½ cup of your favorite plant milk (soy, coconut and almond work best)
½ cup flour (can combine both white and whole wheat)
1 ½ teaspoons baking powder
3 ½ tablespoons dark chocolate cocoa powder, not patted down
Pinch of salt
1 tbsp sugar
1 tbsp vegetable oil
½ tsp vanilla extract
1 ½ cups unsweetened coconut flakes
¼ tsp vanilla extract
2-3 tbsp coconut milk
2-3 tbsp powdered sugar (dependent on consistency and preference of sweetness)
1. To make the frosting, place coconut flakes in food processor and mix until creamy, scraping
down the sides intermediately throughout the process.
2. The frosting may not come together at first. Add splashes of coconut milk while mixing. This will help create a butter-like consistency.
3. Add vanilla and powdered sugar. Mix again.
4. To begin making the pancakes, heat a skillet on medium-low heat.
5. In a small bowl whisk together milk, oil and vanilla. Set aside.
6. In a larger, separate bowl combine flour, baking powder, cocoa powder, sugar and salt.
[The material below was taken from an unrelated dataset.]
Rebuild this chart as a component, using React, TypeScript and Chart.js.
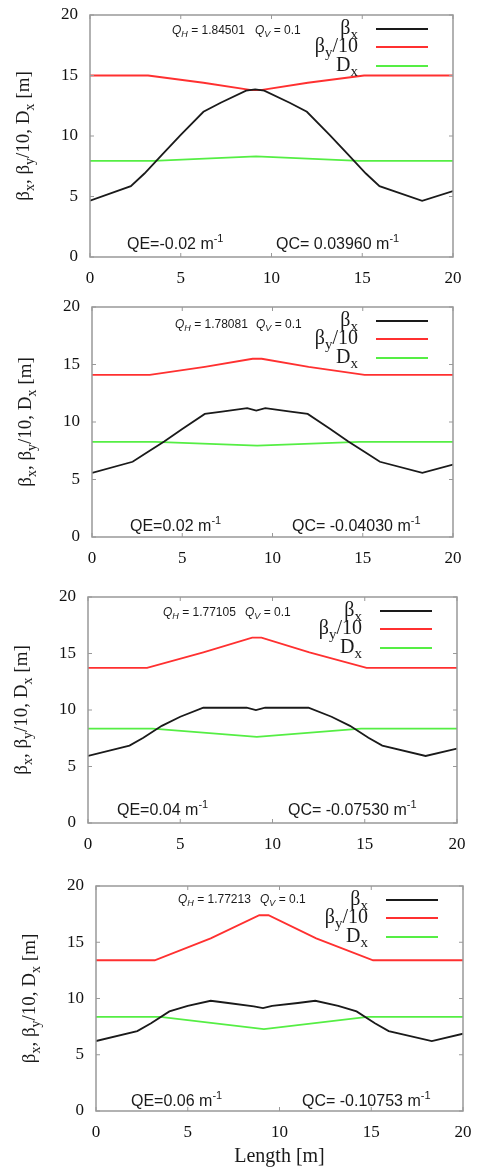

Use a sifter, fork or whisk to mix the dry ingredients together. This helps aerate the mix and eliminate clumps.
7. Combine the wet ingredients with the flour mixture until combined. If the batter is too thick, add a splash more of your chosen milk.
8. Lightly grease the skillet. Drop small scoops of batter (about 2 tablespoons) onto the skillet and flip once bubbles start forming on the surface and the heated side browns and crisps slightly (about 2-3 minutes). Repeat on other side and remove from pan.
9. Spread filling on top of pancake. Because dessert for breakfast is just as good as breakfast for dinner.